October 11, 2022 | San Jose Mercury News
Lembke: Californians don’t need another addiction crisis. Reject Prop. 27
I once treated a young physician who described to me how, while in medical school, he became addicted to online sports betting. It began with the occasional recreational bet on a professional sports team, progressed to daily betting, and became problematic when online gambling became available.
He eventually gambled away the trust fund he had inherited to pay for medical school. Too ashamed to tell his parents, he took out a medical school loan to replace the money he had lost. He gambled that away too.
One of the most important risk factors for addiction is simple access. If you live in a neighborhood where drugs are sold on the street corner, you’re more likely to try that drug and to get addicted to it. In the past 30 years, increased access to digital drugs such as gambling, gaming, shopping, pornography and social media, has led to rising rates of behavioral addictions all over the world. Behavioral addictions are addictions to behaviors rather than substances. The definition of addiction is the continued, compulsive use of a substance or a behavior despite harm to self and/or others.
These digital drugs are engineered to be addictive, and unfortunately they’re working exactly as intended. Now, I regularly see patients with severe and life-threatening addictions to digital drugs.
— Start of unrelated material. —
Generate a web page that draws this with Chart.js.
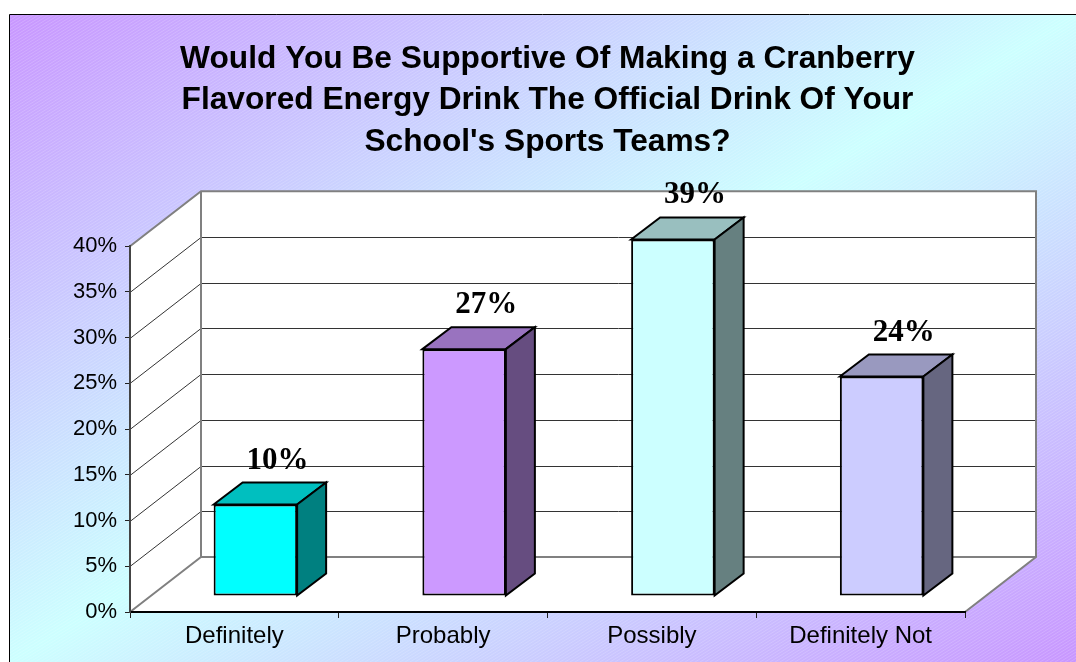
<!DOCTYPE html>
<html>
<head>
<meta charset="utf-8">
<title>Cranberry Energy Drink Survey</title>
<script src="https://cdn.jsdelivr.net/npm/chart.js@4.4.1/dist/chart.umd.min.js"></script>
<style>
  html, body { margin: 0; padding: 0; background: #fff; }
  #wrap { width: 1076px; height: 662px; }
</style>
</head>
<body>
<div id="wrap"><canvas id="myChart" width="1076" height="662"></canvas></div>
<script>
// survey answers
const categories = ['Definitely', 'Probably', 'Possibly', 'Definitely Not']
const values = [10, 27, 39, 24]
const yTicks = [0, 5, 10, 15, 20, 25, 30, 35, 40]
const titleLines = [
  'Would You Be Supportive Of Making a Cranberry',
  'Flavored Energy Drink The Official Drink Of Your',
  "School's Sports Teams?"
]

// front colour of each bar, top and side are darker shades of it
const barColors = ['#00ffff', '#cc99ff', '#ccffff', '#ccccff']

// 3d look: depth of the walls, where the bars sit inside them, depth of a bar
const wallDepth = { x: 71, y: -55 }
const barShift = { x: 21, y: -16 }
const barDepth = { x: 29, y: -22 }

function shade(hex, f) {
  const n = parseInt(hex.slice(1), 16)
  const r = Math.round(((n >> 16) & 255) * f)
  const g = Math.round(((n >> 8) & 255) * f)
  const b = Math.round((n & 255) * f)
  return 'rgb(' + r + ',' + g + ',' + b + ')'
}

function poly(ctx, pts) {
  ctx.beginPath()
  ctx.moveTo(pts[0][0], pts[0][1])
  for (let i = 1; i < pts.length; i++) ctx.lineTo(pts[i][0], pts[i][1])
  ctx.closePath()
}

// gradient background, frame and the walls / floor of the box
const backdrop = {
  id: 'backdrop',
  beforeDraw(chart) {
    const ctx = chart.ctx
    const w = chart.width, h = chart.height
    const a = chart.chartArea
    const y = chart.scales.y

    ctx.save()
    ctx.fillStyle = '#fff'
    ctx.fillRect(0, 0, w, h)

    // purple in two corners, light cyan along the other diagonal
    const g = ctx.createLinearGradient(10, 15, 584, 960)
    g.addColorStop(0, '#c896ff')
    g.addColorStop(0.5, '#ccffff')
    g.addColorStop(1, '#c896ff')
    ctx.fillStyle = g
    ctx.fillRect(10, 15, w - 10, h - 15)

    // faint diagonal stripes of the fill texture
    ctx.save()
    ctx.beginPath()
    ctx.rect(10, 15, w - 10, h - 15)
    ctx.clip()
    ctx.strokeStyle = 'rgba(255,255,255,0.18)'
    ctx.lineWidth = 1
    for (let k = -1200; k < w + 200; k += 5) {
      ctx.beginPath()
      ctx.moveTo(k, h)
      ctx.lineTo(k + h / 0.62, 0)
      ctx.stroke()
    }
    ctx.restore()

    ctx.strokeStyle = '#000'
    ctx.lineWidth = 1
    ctx.beginPath()
    ctx.moveTo(9.5, h)
    ctx.lineTo(9.5, 14.5)
    ctx.lineTo(w, 14.5)
    ctx.stroke()

    const dx = wallDepth.x, dy = wallDepth.y
    const L = a.left, R = a.right
    const T = y.getPixelForValue(yTicks[yTicks.length - 1])
    const B = y.getPixelForValue(yTicks[0])

    ctx.fillStyle = '#fff'
    ctx.fillRect(L + dx, T + dy, R - L, B - T)
    poly(ctx, [[L, T], [L + dx, T + dy], [L + dx, B + dy], [L, B]])
    ctx.fill()
    poly(ctx, [[L, B], [L + dx, B + dy], [R + dx, B + dy], [R, B]])
    ctx.fill()

    // gridlines run along the side wall and across the back wall
    ctx.strokeStyle = '#333'
    ctx.lineWidth = 1
    yTicks.slice(1, -1).forEach(v => {
      const py = Math.round(y.getPixelForValue(v)) + 0.5
      ctx.beginPath()
      ctx.moveTo(L, py)
      ctx.lineTo(L + dx, py + dy)
      ctx.lineTo(R + dx, py + dy)
      ctx.stroke()
    })

    ctx.strokeStyle = '#808080'
    ctx.lineWidth = 2
    ctx.beginPath()
    ctx.moveTo(L, T)
    ctx.lineTo(L + dx, T + dy)
    ctx.lineTo(R + dx, T + dy)
    ctx.lineTo(R + dx, B + dy)
    ctx.lineTo(R, B)
    ctx.moveTo(L + dx, T + dy)
    ctx.lineTo(L + dx, B + dy)
    ctx.lineTo(R + dx, B + dy)
    ctx.moveTo(L, B)
    ctx.lineTo(L + dx, B + dy)
    ctx.stroke()
    ctx.restore()
  }
}

// bars sit inside the box: shift them back, then add top, side and value
const bars3d = {
  id: 'bars3d',
  beforeDatasetsDraw(chart) {
    chart.ctx.save()
    chart.ctx.translate(barShift.x, barShift.y)
  },
  afterDatasetsDraw(chart) {
    const ctx = chart.ctx
    const dx = barDepth.x, dy = barDepth.y
    chart.getDatasetMeta(0).data.forEach((bar, i) => {
      const l = bar.x - bar.width / 2, r = bar.x + bar.width / 2
      const t = bar.y, b = bar.base
      ctx.lineWidth = 2
      ctx.lineJoin = 'miter'
      ctx.strokeStyle = '#000'

      ctx.fillStyle = shade(barColors[i], 0.75)
      poly(ctx, [[l, t], [l + dx, t + dy], [r + dx, t + dy], [r, t]])
      ctx.fill()
      ctx.stroke()

      ctx.fillStyle = shade(barColors[i], 0.5)
      poly(ctx, [[r, t], [r + dx, t + dy], [r + dx, b + dy], [r, b]])
      ctx.fill()
      ctx.stroke()

      ctx.fillStyle = '#000'
      ctx.font = 'bold 31px "Liberation Serif", "Times New Roman", serif'
      ctx.textAlign = 'center'
      ctx.textBaseline = 'alphabetic'
      ctx.fillText(values[i] + '%', bar.x + 22, t + dy - 14)
    })
    ctx.restore()
  }
}

Chart.defaults.font.family = 'Arial, "Liberation Sans", sans-serif'
Chart.defaults.color = '#000'

const ctx = document.getElementById('myChart')

const data = {
  labels: categories,
  datasets: [{
    data: values,
    backgroundColor: barColors,
    borderColor: '#000',
    borderWidth: 2,
    borderSkipped: false,
    barPercentage: 0.4,
    categoryPercentage: 1,
    clip: false
  }]
}

const config = {
  type: 'bar',
  data: data,
  options: {
    responsive: false,
    maintainAspectRatio: false,
    devicePixelRatio: 1,
    animation: false,
    layout: { padding: { left: 10, right: 111, top: 0, bottom: 0 } },
    plugins: {
      legend: { display: false },
      tooltip: { enabled: false },
      title: {
        display: true,
        fullSize: false,
        text: titleLines,
        color: '#000',
        font: { size: 31.7, weight: 'bold', lineHeight: 1.31 },
        padding: { top: 38, bottom: 83.7 }
      }
    },
    scales: {
      x: {
        offset: true,
        grid: { display: true, drawOnChartArea: false, tickLength: 6, color: '#222', offset: true },
        border: { display: true, color: '#000', width: 2 },
        ticks: { font: { size: 24 }, padding: 4, maxRotation: 0 },
        afterFit: s => { s.height = 50 }
      },
      y: {
        min: 0,
        max: 40,
        afterBuildTicks: s => { s.ticks = yTicks.map(v => ({ value: v })) },
        grid: { display: true, drawOnChartArea: false, tickLength: 5, color: '#222' },
        border: { display: true, color: '#444', width: 2 },
        ticks: { font: { size: 22 }, padding: 8, callback: v => v + '%' },
        afterFit: s => { s.width = 120 }
      }
    }
  },
  plugins: [backdrop, bars3d]
}

const myChart = new Chart(ctx, config)
</script>
</body>
</html>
Which brings me to Proposition 27.
Proposition 27 would legalize online and mobile sports gambling across California — essentially turning every cell phone into a 24/7, portable casino and thereby increasing the rates of gambling addiction across the state.
This isn’t theoretical.
Other states that have legalized online sports betting have seen large increases in calls to their problem gambling hotlines: a 500% increase in New Jersey, a 285% spike in Pennsylvania, and a 203% increase in Connecticut.
What’s worse, the online gambling corporations bankrolling Prop. 27 intentionally undermine the efforts of addicted gamblers seeking recovery. They bombard vulnerable people with hundreds of promotional messages, which in themselves serve as a trigger for relapse. They also ignore self-exclusion lists.
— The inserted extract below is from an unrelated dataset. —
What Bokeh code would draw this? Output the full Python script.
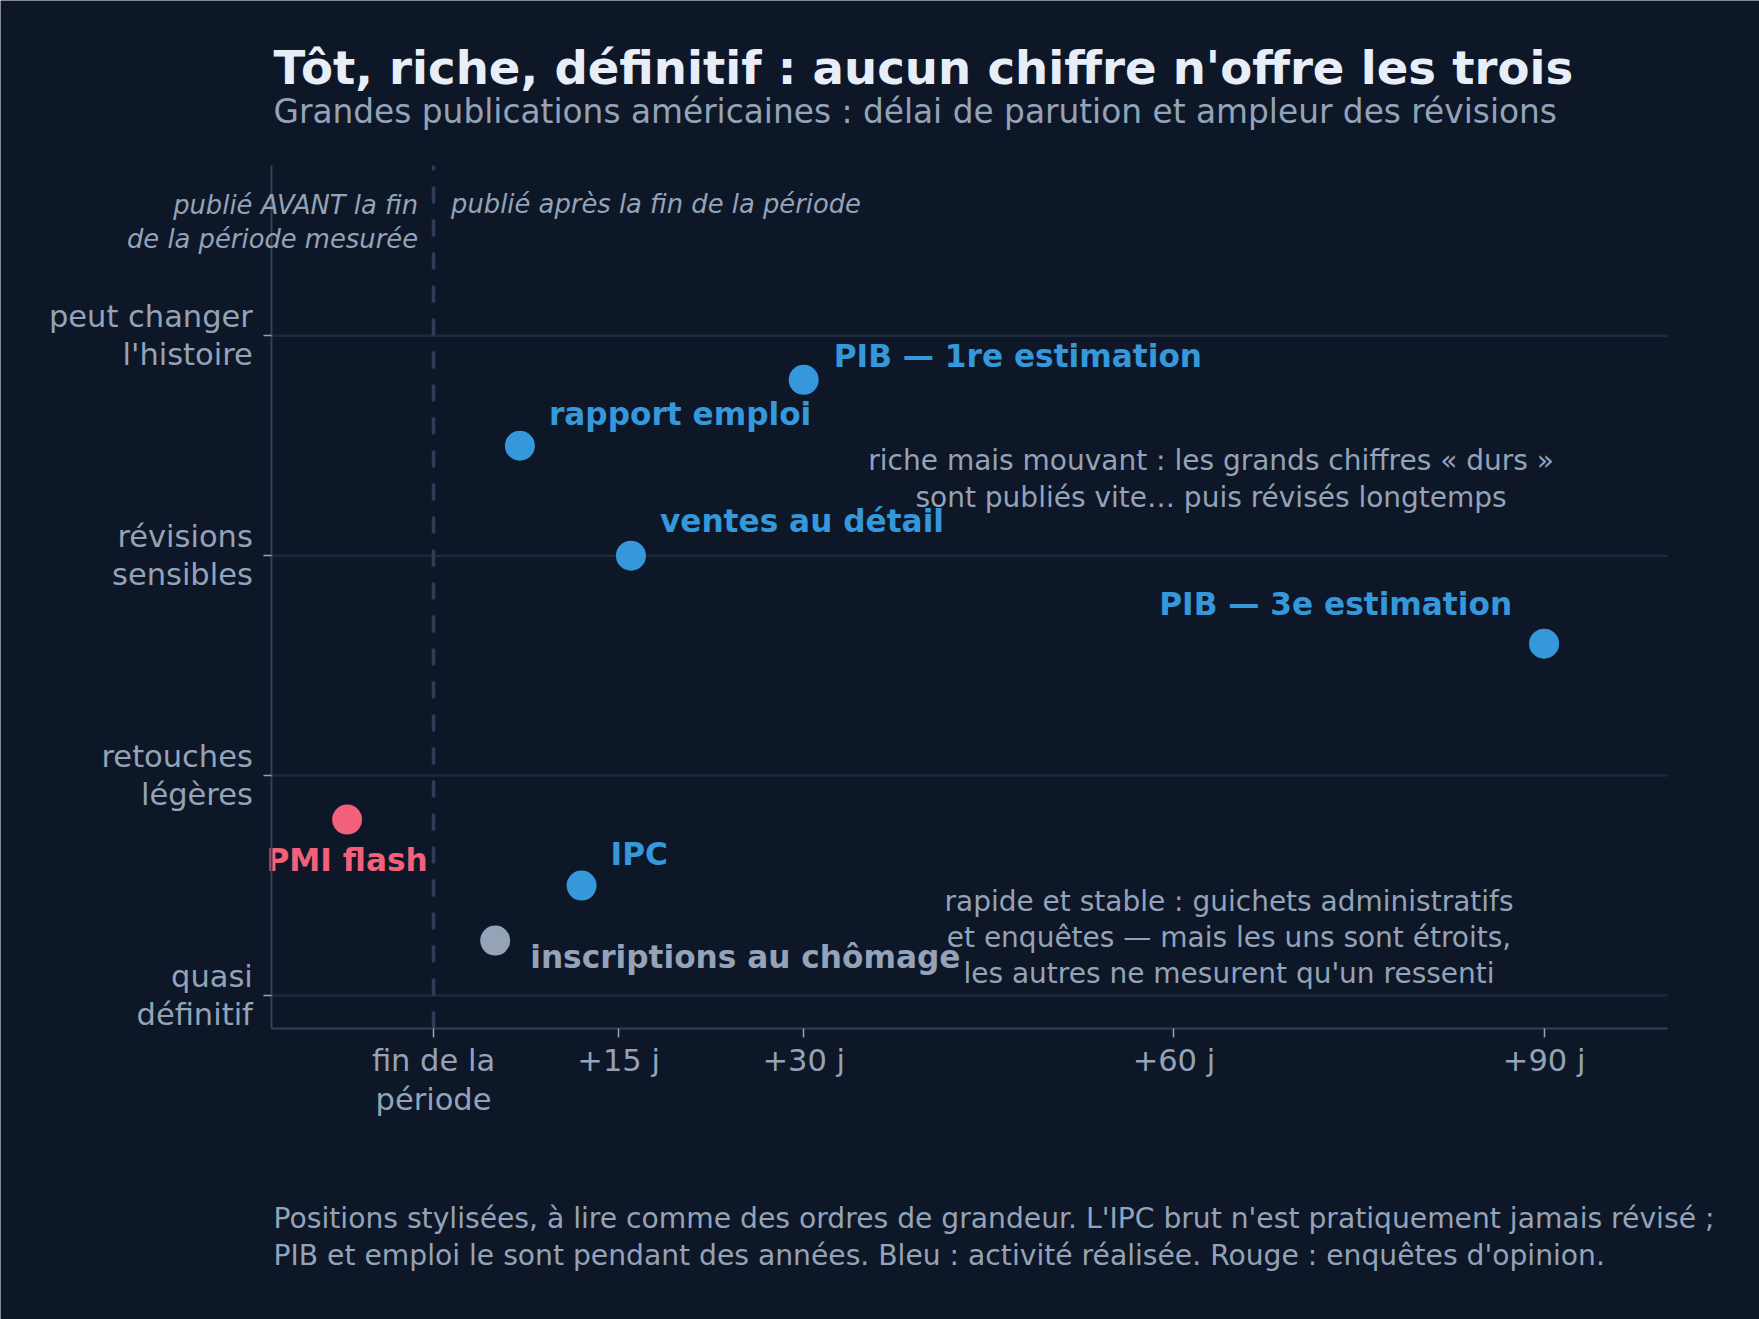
from bokeh.plotting import figure
from bokeh.models import ColumnDataSource, FixedTicker, Label, Range1d
from bokeh.core.properties import value
from bokeh.embed import file_html
from bokeh.resources import INLINE

# --- data -------------------------------------------------------------------
releases = [
    "PIB — 1re estimation",
    "rapport emploi",
    "ventes au détail",
    "PIB — 3e estimation",
    "PMI flash",
    "IPC",
    "inscriptions au chômage",
]
# days between the end of the measured period and publication
delay_days = [30, 7, 16, 90, -7, 12, 5]
# revision scale: 0 = quasi définitif ... 3 = peut changer l'histoire
revision_level = [2.8, 2.5, 2.0, 1.6, 0.8, 0.5, 0.25]
family = ["activité", "activité", "activité", "activité", "enquête", "activité", "administratif"]

x_ticks = [0, 15, 30, 60, 90]
x_tick_labels = ["fin de la\npériode", "+15 j", "+30 j", "+60 j", "+90 j"]
y_ticks = [0, 1, 2, 3]
y_tick_labels = ["quasi\ndéfinitif", "retouches\nlégères", "révisions\nsensibles", "peut changer\nl'histoire"]

# --- style ------------------------------------------------------------------
BG = "#0e1727"
TITLE = "#e8eef8"
MUTED = "#94a3b8"
SPINE = "#334155"
GRID = "#1e293b"
DASH = "#2f3e56"
FONT = "DejaVu Sans"
family_color = {"activité": "#3498db", "enquête": "#f2607a", "administratif": "#94a3b8"}

# page geometry: the frame covers the whole page, the axes sit at fixed places
W, H = 1759, 1319
PX_DAY, PX_LVL = 12.34, 219.9      # pixels per day / per revision level
ORIGIN_X, ORIGIN_Y = 433, 995      # page position of (0 days, level 0)
X_LO, X_HI = -13.1, 100            # extent of the plotting area
Y_LO, Y_HI = -0.15, 3.775

# label placement next to each dot: (dx px, dy px downward, align)
label_place = {
    "PIB — 1re estimation": (30, -24, "left"),
    "rapport emploi": (29, -32, "left"),
    "ventes au détail": (29, -35, "left"),
    "PIB — 3e estimation": (-32, -40, "right"),
    "PMI flash": (0, 40, "center"),
    "IPC": (29, -32, "left"),
    "inscriptions au chômage": (35, 16, "left"),
}

colors = [family_color[f] for f in family]
src = ColumnDataSource(dict(
    x=delay_days, y=revision_level, name=releases, color=colors,
    dx=[label_place[r][0] for r in releases],
    dy=[label_place[r][1] for r in releases],
    align=[label_place[r][2] for r in releases],
))

p = figure(
    width=W, height=H,
    x_range=Range1d(-ORIGIN_X / PX_DAY, (W - ORIGIN_X) / PX_DAY),
    y_range=Range1d(-(H - ORIGIN_Y) / PX_LVL, ORIGIN_Y / PX_LVL),
    output_backend="svg", toolbar_location=None,
    min_border=0, background_fill_color=BG, border_fill_color=BG,
)
p.outline_line_color = None
p.grid.visible = False

for ax in (p.xaxis, p.yaxis):
    ax.axis_line_color = SPINE
    ax.axis_line_width = 2
    ax.major_tick_line_color = MUTED
    ax.major_tick_line_width = 1.5
    ax.major_tick_in = 0
    ax.minor_tick_line_color = None
    ax.major_label_text_color = MUTED
    ax.major_label_text_font = FONT
    ax.major_label_text_font_size = "30.5px"
    ax.major_label_text_line_height = 1.09

p.xaxis.fixed_location = Y_LO
p.xaxis.bounds = (X_LO, X_HI)
p.xaxis.ticker = FixedTicker(ticks=x_ticks)
p.xaxis.major_label_overrides = dict(zip(x_ticks, x_tick_labels))
p.xaxis.major_tick_out = 9
p.xaxis.major_label_standoff = 6

p.yaxis.fixed_location = X_LO
p.yaxis.bounds = (Y_LO, Y_HI)
p.yaxis.ticker = FixedTicker(ticks=y_ticks)
p.yaxis.major_label_overrides = dict(zip(y_ticks, y_tick_labels))
p.yaxis.major_tick_out = 8
p.yaxis.major_label_standoff = 11

# horizontal grid lines across the plotting area
p.segment(x0=[X_LO] * len(y_ticks), x1=[X_HI] * len(y_ticks), y0=y_ticks, y1=y_ticks,
          line_color=GRID, line_width=2.5, level="underlay")
# end of the measured period
p.segment(x0=[0], y0=[Y_LO], x1=[0], y1=[Y_HI], line_color=DASH,
          line_width=3.5, line_dash="17 16", level="underlay")

p.scatter("x", "y", source=src, size=30, fill_color="color", line_color=None)
p.text("x", "y", text="name", source=src, x_offset="dx", y_offset="dy",
       text_align="align", text_baseline="alphabetic", text_color="color",
       text_font=value(FONT), text_font_style="bold", text_font_size="31.2px")


def note(cx, cy, text, size, lift, color=MUTED, style="normal", align="left"):
    # cx, cy: page position of the text baseline (pixels from the top-left)
    p.add_layout(Label(x=cx, y=H - cy + lift, x_units="screen", y_units="screen", text=text,
                       text_font=FONT, text_font_size=f"{size}px", text_font_style=style,
                       text_color=color, text_align=align, text_baseline="alphabetic"))


note(273, 81.7, "Tôt, riche, définitif : aucun chiffre n'offre les trois", 46.6, 14, TITLE, "bold")
note(273, 121.7, "Grandes publications américaines : délai de parution et ampleur des révisions", 32.8, 10)

note(417.5, 213, "publié AVANT la fin", 25.8, 9, style="italic", align="right")
note(417.5, 247, "de la période mesurée", 25.8, 9, style="italic", align="right")
note(450.6, 212.5, "publié après la fin de la période", 25.8, 9, style="italic")

note(1210.6, 467.7, "riche mais mouvant : les grands chiffres « durs »", 28, 7.5, align="center")
note(1210.6, 504, "sont publiés vite… puis révisés longtemps", 28, 7.5, align="center")

note(1228.5, 908.3, "rapide et stable : guichets administratifs", 28, 7.5, align="center")
note(1228.5, 944.3, "et enquêtes — mais les uns sont étroits,", 28, 7.5, align="center")
note(1228.5, 980, "les autres ne mesurent qu'un ressenti", 28, 7.5, align="center")

note(273, 1226.7, "Positions stylisées, à lire comme des ordres de grandeur. L'IPC brut n'est pratiquement jamais révisé ;", 28.2, 8.5)
note(273, 1263.3, "PIB et emploi le sont pendant des années. Bleu : activité réalisée. Rouge : enquêtes d'opinion.", 28.2, 8.5)

open("out.html", "w").write(file_html(p, INLINE))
One of the ways people with gambling addiction get into recovery is to voluntarily put themselves on a self-exclusion list, disallowing them from entering casinos or placing bets on online betting sites. BetMGM, FanDuel and Betfair Interactive, all proponents of Prop. 27, have been fined tens of thousands of dollars for allowing self-excluded bettors to create accounts and receive promotional mailings. In other words, these corporations prey on the most vulnerable.
Prop. 27 would also put youth at risk. Prop. 27 proposes to restrict online sports betting to those who are 21 years of age or older but lacks critical safeguards to prevent underage gambling. Data show that youth are more vulnerable and especially attracted to the addictive potential of online gambling.
Poorly regulated offshore websites enable gambling online today.
Californians deserve sensible, comprehensive policies related to digital drugs such as online gambling that consider the substantial costs to individual and public health, especially the risk of addiction. But Prop. 27 does not dedicate a single penny of the billions generated from online gambling to support addiction-recovery programs.
Relying on a proposition funded and promoted by the very online gambling corporations who stand to profit off this digital drug is not good-sense policy for the state of California.
Every day, Californians see first-hand the misfortunes created by addiction — financial ruin, broken families, increased crime, mental health issues and homelessness.
The last thing Californians need is another addiction crisis.